[All photos by BUILD LLC]

This fall we moved the BUILD World Headquarters to a quaint little building in Seattle’s Wallingford neighborhood. The existing structure was in need of some urgent architectural assistance and Team BUILD dove right into the necessary updates. Part of these updates involved replacing the tired siding package at the existing envelope. Our initial design concepts led us to darker solutions for the building’s skin and there were several interesting ways to achieve this look. We like using cedar as it’s local to the Pacific Northwest, it has a natural resistance to rot, it’s cost-effective, and when finished correctly, it looks beautiful. With cedar being the clear winner for a timeless siding material, the question became how to best finish it.

We had recently become familiar with the Japanese technique of Shou-Sugi-Ban, which translates to “burnt cedar board” and it piqued our interest. The method, said to be in practice since the 1700’s, provides a natural preservative to the wood. The process involves charring the wood, cooling it, cleaning it with a wire brush, and finishing it with a natural oil (here’s a quick video on the process). We were immediately drawn to a natural method which keeps the wood protected from moisture, bugs, and even fire. At the same time, it added a new technique to our knowledge of siding strategies and offered an interesting narrative for the project. It seemed like the perfect solution. So we turned our curiosity into action and tried it out on a few samples of cedar.

Much to our surprise, the results looked terrible. The burned cedar was blotchy, the heat brought the sap out of the wood, which congealed on the surface, and worst of all, the boards continued to give off the odor of, well, a burning building. Without much deliberation, we determined that it was clearly not the right technique for our projects, let alone the headquarters. Maybe there are different techniques that lend to better results, maybe the process only works with certain types of cedar, or maybe the finished product simply requires a certain level of acceptance. There were numerous variables, and we didn’t feel the need to explore the process further.

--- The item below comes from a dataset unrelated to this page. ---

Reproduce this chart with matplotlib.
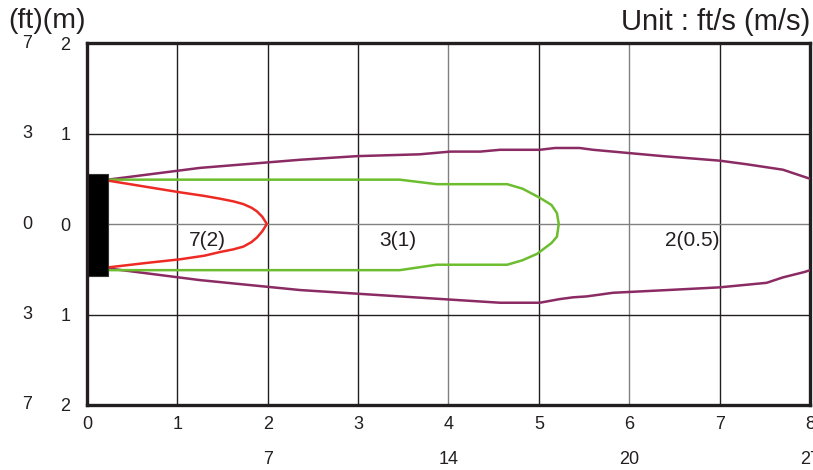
import matplotlib
matplotlib.use("Agg")
import matplotlib.pyplot as plt
from matplotlib.patches import Rectangle
import matplotlib.transforms as mtransforms

plt.rcParams['font.family'] = ['Liberation Sans', 'DejaVu Sans']

# Data (metres)
x_ticks_m = [0, 1, 2, 3, 4, 5, 6, 7, 8]
x_ft_pos = [2, 4, 6, 8]
x_ft_labels = ['7', '14', '20', '27']
y_ticks_m = [2, 1, 0, -1, -2]
y_m_labels = ['2', '1', '0', '1', '2']
y_ft_labels = ['7', '3', '0', '3', '7']

red_x_top = [0.23, 0.66, 1.03, 1.30, 1.47, 1.62, 1.73, 1.82, 1.88, 1.94, 1.99]
red_y_top = [0.48, 0.41, 0.35, 0.31, 0.28, 0.25, 0.22, 0.18, 0.14, 0.08, 0.0]
red_x_bot = [1.94, 1.88, 1.82, 1.73, 1.62, 1.47, 1.30, 1.03, 0.66, 0.23]
red_y_bot = [-0.08, -0.15, -0.20, -0.25, -0.28, -0.31, -0.35, -0.39, -0.43, -0.48]

green_x = [0.23, 3.46, 3.87, 4.65, 4.82, 5.01, 5.14, 5.20, 5.22, 5.20, 5.14, 4.98, 4.82, 4.65, 3.87, 3.46, 0.23]
green_y = [0.49, 0.49, 0.44, 0.44, 0.39, 0.29, 0.21, 0.12, 0.0, -0.14, -0.21, -0.33, -0.40, -0.45, -0.45, -0.51, -0.51]

purple_top_x = [0.23, 1.25, 2.36, 2.99, 3.68, 4.02, 4.35, 4.57, 5.01, 5.18, 5.45, 5.60, 5.82, 6.04, 6.37, 7.0, 7.30, 7.70, 8.0]
purple_top_y = [0.49, 0.62, 0.71, 0.75, 0.77, 0.80, 0.80, 0.82, 0.82, 0.84, 0.84, 0.82, 0.80, 0.78, 0.75, 0.70, 0.66, 0.60, 0.50]
purple_bot_x = [0.23, 1.25, 2.36, 3.46, 4.57, 5.01, 5.23, 5.38, 5.53, 5.82, 6.42, 7.0, 7.52, 7.70, 7.94, 8.0]
purple_bot_y = [-0.49, -0.62, -0.73, -0.80, -0.87, -0.87, -0.83, -0.81, -0.80, -0.76, -0.73, -0.70, -0.65, -0.59, -0.53, -0.51]

labels = ['7(2)', '3(1)', '2(0.5)']
label_x = [1.33, 3.44, 6.70]
label_y = [-0.18, -0.18, -0.18]

dark = '#231f20'
red = '#ee2a24'
green = '#6cbd2f'
purple = '#8b2b63'

fig = plt.figure(figsize=(8.13, 4.70), dpi=100)
ax = fig.add_axes([0.107, 0.1383, 0.8893, 0.7702])
ax.set_xlim(0, 8)
ax.set_ylim(-2, 2)

# grid
for xv in x_ticks_m[1:-1]:
    c = '#808080' if xv in (4, 6) else dark
    ax.axvline(xv, color=c, lw=1.0, zorder=1)
for yv in y_ticks_m[1:-1]:
    c = '#808080' if yv == 0 else dark
    ax.axhline(yv, color=c, lw=1.0, zorder=1)

ax.plot(purple_top_x, purple_top_y, color=purple, lw=1.8, zorder=3)
ax.plot(purple_bot_x, purple_bot_y, color=purple, lw=1.8, zorder=3)
ax.plot(green_x, green_y, color=green, lw=1.8, zorder=3)
ax.plot(red_x_top + red_x_bot, red_y_top + red_y_bot, color=red, lw=1.8, zorder=3)

ax.add_patch(Rectangle((0, -0.58), 0.23, 1.13, facecolor='black', edgecolor='#333333', lw=0.8, zorder=4))

for t, xv, yv in zip(labels, label_x, label_y):
    ax.text(xv, yv, t, ha='center', va='center', fontsize=15, color=dark, zorder=5)

for s in ax.spines.values():
    s.set_linewidth(2.4)
    s.set_color(dark)
ax.spines['left'].set_zorder(6)

ax.set_xticks(x_ticks_m)
ax.set_xticklabels([str(v) for v in x_ticks_m], fontsize=13, color=dark)
ax.set_yticks(y_ticks_m)
ax.set_yticklabels(y_m_labels, fontsize=13, color=dark)
ax.tick_params(length=0, pad=8)
ax.tick_params(axis='y', pad=12)

trans_x = mtransforms.blended_transform_factory(ax.transData, fig.transFigure)
for xv, t in zip(x_ft_pos, x_ft_labels):
    ax.text(xv, (470 - 460) / 470, t, transform=trans_x, ha='center', va='center', fontsize=13, color=dark, clip_on=False)

trans_y = mtransforms.blended_transform_factory(fig.transFigure, ax.transData)
for yv, t in zip(y_ticks_m, y_ft_labels):
    ax.text(27 / 813, yv, t, transform=trans_y, ha='center', va='center', fontsize=13, color=dark, clip_on=False)

fig.text(8 / 813, 1 - 21 / 470, '(ft)(m)', ha='left', va='center', fontsize=20.5, color=dark)
fig.text(810 / 813, 1 - 22 / 470, 'Unit : ft/s (m/s)', ha='right', va='center', fontsize=21, color=dark)

fig.savefig('out.png', dpi=100)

We instead tapped into a tried and true staining process used on years’ worth of BUILD projects: staining cedar. Specifically with charcoal stain #70159 by Daly’s. There are several characteristics we appreciate about a simple staining process. While there is also variation in the final product of stained cedar, it’s a result of the different textures and colors of the wood itself, the sap doesn’t make an appearance on the surface, and the odor from the stain disappears quickly.

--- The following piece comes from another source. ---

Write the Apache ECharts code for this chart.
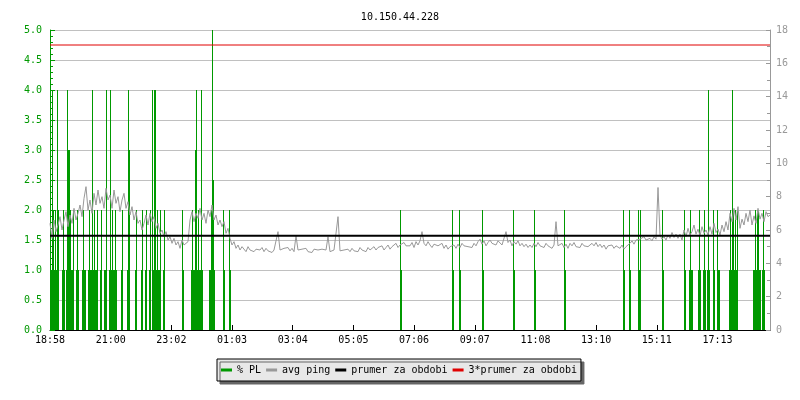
<!DOCTYPE html>
<html><head><meta charset="utf-8">
<script src="https://cdn.jsdelivr.net/npm/echarts@6/dist/echarts.min.js"></script>
<style>html,body{margin:0;padding:0;background:#fff}#c{width:800px;height:400px}</style>
</head><body><div id="c"></div>
<script>
const titleText = '10.150.44.228';
// x axis: minutes since 18:58, spanning 24 h
const xSpanMinutes = 1440;
const xTickStepMinutes = 1335 / 11;
const xTickLabels = ['18:58','21:00','23:02','01:03','03:04','05:05','07:06','09:07','11:08','13:10','15:11','17:13'];
const legendNames = ['% PL', 'avg ping', 'prumer za obdobi', '3*prumer za obdobi'];

// % packet loss: [minute, value]
const plData = [
  [1,1],[3,1],[5,4],[7,2],[9,1],[11,2],[13,1],[15,4],[17,2],
  [25,1],[27,2],[29,1],[33,1],[35,4],[37,3],[39,3],[41,2],[43,1],[45,1],[47,2],
  [53,1],[55,2],[57,1],[65,1],[67,2],[69,1],[71,1],
  [77,1],[79,2],[81,1],[83,1],[85,4],[87,1],[89,2],[91,1],[93,1],[95,2],
  [101,1],[103,2],[109,1],[111,1],[113,4],[119,1],[121,4],[123,1],[125,2],[127,1],[129,1],[131,2],[133,1],
  [143,1],[145,2],[155,1],[157,4],[159,3],[171,1],[173,2],[183,1],[185,2],[191,1],[193,2],[199,1],[201,2],
  [205,4],[207,1],[209,4],[211,4],[213,1],[215,2],[217,1],[219,1],[221,2],[227,1],[229,2],
  [265,2],[267,1],
  [283,1],[285,2],[287,1],[289,1],[291,3],[293,4],[295,1],[297,2],[299,1],[301,1],[303,4],[305,1],
  [319,1],[321,1],[323,2],[325,5],[327,2.5],[329,1],[347,2],[349,1],[359,2],[361,1],
  [701,2],[703,1],[805,2],[807,1],[819,2],[821,1],[865,2],[867,1],[927,2],[929,1],
  [969,2],[971,1],[1029,2],[1031,1],[1147,2],[1149,1],[1159,2],[1161,1],
  [1177,2],[1179,1],[1181,2],[1225,2],[1227,1],[1269,2],[1271,1],
  [1279,1],[1281,2],[1283,1],[1285,1],[1297,1],[1299,2],[1301,1],[1307,1],[1309,2],[1311,1],
  [1315,1],[1317,4],[1319,1],[1327,2],[1329,1],[1335,2],[1337,1],[1339,1],
  [1359,1],[1361,2],[1363,1],[1365,4],[1367,2],[1369,1],[1371,2],[1373,1],[1375,2],
  [1407,1],[1409,1],[1411,2],[1413,1],[1415,2],[1417,2],[1419,1],[1421,1],[1425,1],[1427,2],[1429,1]
];

// avg ping (ms), one sample every 4 minutes
const pingStepMinutes = 4;
const pingValues = [
  6.4,5.5,6.6,5.9,6.3,6.8,6.0,6.6,7.1,6.2,6.9,6.4,7.3,6.6,7.0,
  7.5,6.8,7.9,8.6,7.2,7.8,7.0,8.2,7.5,8.4,7.6,8.0,7.3,8.5,7.8,
  8.1,7.3,8.4,7.6,8.0,7.1,7.8,8.2,7.3,7.7,6.9,7.4,6.6,7.1,6.4,
  6.6,6.0,6.4,6.9,6.3,7.0,6.5,6.8,6.1,6.4,5.8,6.0,5.6,5.9,5.4,
  5.6,5.2,5.5,5.1,5.3,4.9,5.4,5.1,5.0,5.3,6.6,7.1,6.5,7.0,6.7,
  7.3,6.6,7.0,6.4,7.2,6.8,7.5,6.6,6.9,6.3,6.6,6.2,6.5,5.8,6.1,
  5.5,5.1,5.3,4.9,5.1,4.8,5.0,4.9,4.7,5.0,4.8,4.9,4.7,4.85,4.75,
  4.8,4.95,4.7,4.9,4.75,4.85,4.65,4.8,4.9,5.9,4.8,4.7,4.9,4.8,4.95,
  4.75,4.9,4.7,5.65,4.8,4.7,4.85,4.75,4.9,4.7,4.8,4.65,4.85,4.75,4.8,
  4.7,4.85,4.75,4.8,5.6,4.7,4.65,4.8,4.7,6.8,4.75,4.65,4.8,4.7,4.85,
  4.7,4.9,4.75,4.85,4.7,4.95,4.8,4.9,4.7,4.95,4.8,4.85,5.0,4.8,4.95,
  4.85,5.05,4.8,4.95,5.1,4.85,5.0,4.9,5.2,4.95,5.1,5.0,5.25,5.05,5.15,
  5.05,5.25,4.95,5.3,5.1,5.35,5.9,5.2,5.05,5.3,5.1,4.95,5.15,5.25,5.05,
  5.0,5.2,4.9,5.1,4.85,5.0,4.95,5.1,4.9,5.15,4.95,5.2,5.05,5.15,5.0,
  5.1,4.95,5.2,5.05,5.3,5.45,5.15,5.35,5.05,5.25,5.4,5.2,5.3,5.1,5.35,
  5.3,5.1,5.2,5.9,5.25,5.4,5.05,5.3,5.15,5.35,5.05,5.2,5.0,5.15,4.95,
  5.1,4.95,5.2,5.0,5.25,5.05,5.15,4.95,5.2,5.05,5.15,4.9,5.1,6.5,5.05,
  5.05,5.2,4.95,5.15,4.9,5.2,5.05,5.25,5.0,5.1,4.95,5.2,5.05,5.15,5.0,
  4.95,5.2,5.05,5.25,5.0,5.15,4.95,5.1,4.85,5.05,4.95,5.1,4.9,5.05,4.95,
  4.9,5.1,4.85,5.0,4.95,5.2,5.35,5.15,5.4,5.3,5.45,5.35,5.6,5.4,5.5,
  5.5,5.35,5.6,5.45,8.55,5.7,5.45,5.6,5.4,5.7,5.5,5.85,5.55,5.75,5.5,
  5.75,5.4,6.0,5.6,6.1,5.7,5.9,6.3,5.75,6.05,5.65,6.2,5.8,6.0,5.7,
  6.2,5.75,6.4,5.85,6.05,5.7,6.3,5.9,6.5,6.0,7.0,6.5,7.3,6.6,7.4,
  6.1,6.65,6.3,7.0,6.5,7.2,6.3,6.85,6.4,7.3,6.65,7.0,6.5,7.1,6.8,
  6.9
];
const avgPing = 5.65;
const triplePing = 17.1;

const font = 'DejaVu Sans Mono';
const pingData = pingValues.map((v, i) => [Math.min(i * pingStepMinutes, xSpanMinutes), v]);

function renderImpulse(params, api) {
  const t = api.value(0), v = api.value(1);
  const base = api.coord([t, 0]);
  const top = api.coord([t, v]);
  const x = Math.floor(base[0]);
  return {
    type: 'rect',
    shape: {x: x, y: top[1], width: 1, height: base[1] - top[1]},
    style: {fill: api.visual('color')}
  };
}

const chart = echarts.init(document.getElementById('c'), null, {renderer: 'canvas'});
chart.setOption({
  animation: false,
  backgroundColor: '#fff',
  title: {text: titleText, left: 'center', top: 7,
    textStyle: {fontFamily: font, fontSize: 10, fontWeight: 'normal', color: '#000'}},
  grid: {left: 50, right: 30, top: 30, height: 300, containLabel: false, outerBoundsMode: 'none'},
  legend: {
    data: legendNames, left: 217, top: 359, icon: 'rect', itemWidth: 11, itemHeight: 3, itemGap: 5,
    padding: [6, 4], backgroundColor: '#e8e8e8', borderColor: '#000', borderWidth: 1,
    shadowColor: '#666', shadowBlur: 0, shadowOffsetX: 3, shadowOffsetY: 3,
    selectedMode: false,
    textStyle: {fontFamily: font, fontSize: 10, color: '#000'}
  },
  xAxis: {
    type: 'value', min: 0, max: xSpanMinutes, interval: xTickStepMinutes,
    axisLine: {show: true, lineStyle: {color: '#000', width: 1}},
    axisTick: {show: true, inside: true, length: 5, lineStyle: {color: '#000'}},
    axisLabel: {fontFamily: font, fontSize: 10, color: '#000', margin: 5, showMaxLabel: false,
      formatter: function (v) {
        const i = Math.round(v / xTickStepMinutes);
        if (Math.abs(v - i * xTickStepMinutes) > 1) return '';
        return xTickLabels[i] || '';
      }},
    splitLine: {show: false}
  },
  yAxis: [
    {type: 'value', min: 0, max: 5, interval: 0.5, position: 'left',
      axisLine: {show: true, lineStyle: {color: '#009900'}},
      axisTick: {show: true, inside: true, length: 5, lineStyle: {color: '#009900'}},
      minorTick: {show: true, splitNumber: 5, length: 3, lineStyle: {color: '#009900'}},
      axisLabel: {color: '#009900', fontFamily: font, fontSize: 10, margin: 8, formatter: v => v.toFixed(1)},
      splitLine: {show: true, lineStyle: {color: '#c0c0c0', width: 1}}},
    {type: 'value', min: 0, max: 18, interval: 2, position: 'right',
      axisLine: {show: true, lineStyle: {color: '#999'}},
      axisTick: {show: true, inside: true, length: 4, lineStyle: {color: '#999'}},
      minorTick: {show: true, splitNumber: 2, length: 3, lineStyle: {color: '#999'}},
      axisLabel: {color: '#999', fontFamily: font, fontSize: 10, margin: 6},
      splitLine: {show: false}}
  ],
  series: [
    {name: legendNames[0], type: 'custom', coordinateSystem: 'cartesian2d', xAxisIndex: 0, yAxisIndex: 0,
      data: plData, renderItem: renderImpulse, encode: {x: 0, y: 1},
      color: '#009900', itemStyle: {color: '#009900'}},
    {name: legendNames[1], type: 'line', yAxisIndex: 1, data: pingData, showSymbol: false, symbol: 'none',
      color: '#999', lineStyle: {color: '#999', width: 1}},
    {name: legendNames[2], type: 'line', yAxisIndex: 1, data: [[0, avgPing], [xSpanMinutes, avgPing]],
      showSymbol: false, symbol: 'none', color: '#000', lineStyle: {color: '#000', width: 2}},
    {name: legendNames[3], type: 'line', yAxisIndex: 1, data: [[0, triplePing], [xSpanMinutes, triplePing]],
      showSymbol: false, symbol: 'none', color: '#e00000', lineStyle: {color: '#e00000', width: 1}}
  ]
});
</script></body></html>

The stained envelope of horizontal 1×4 tongue and groove cedar met our expectations, and when combined with the Bright Silver ALx01 aluminum panels from Oculus, the composition makes for a clean, simple representation of the modern work we do. Interestingly enough, we’ve had several individuals poke their heads in the office and compliment us on the Shou-Sugi-Ban siding. And we’ve revealed that the siding treatment is just a stain.


Are there some philosophical lessons to take away from this experiment? We’re not sure. Maybe the nostalgia and ritual of the Shou-Sugi-Ban process has surpassed its practicality, perhaps we rushed the time and labor-intensive artisanal craft, or perhaps the poetics of the process didn’t fully resonate with us. These considerations aside, one thing is very clear: We enjoy experimenting, but with a set of finite variables. If a successful result can’t be reached in a reasonable amount of time, we will reference the already tested methods that have proven to work and sustain over time.


We’re extremely happy with the results at BWHq, and the response from our neighbors and visitors has been fantastic! As the both feet on the ground company that we are, we constantly keep our eyes out for fresh ideas in bringing buildings to life, while maintaining a pragmatism about executing those ideas.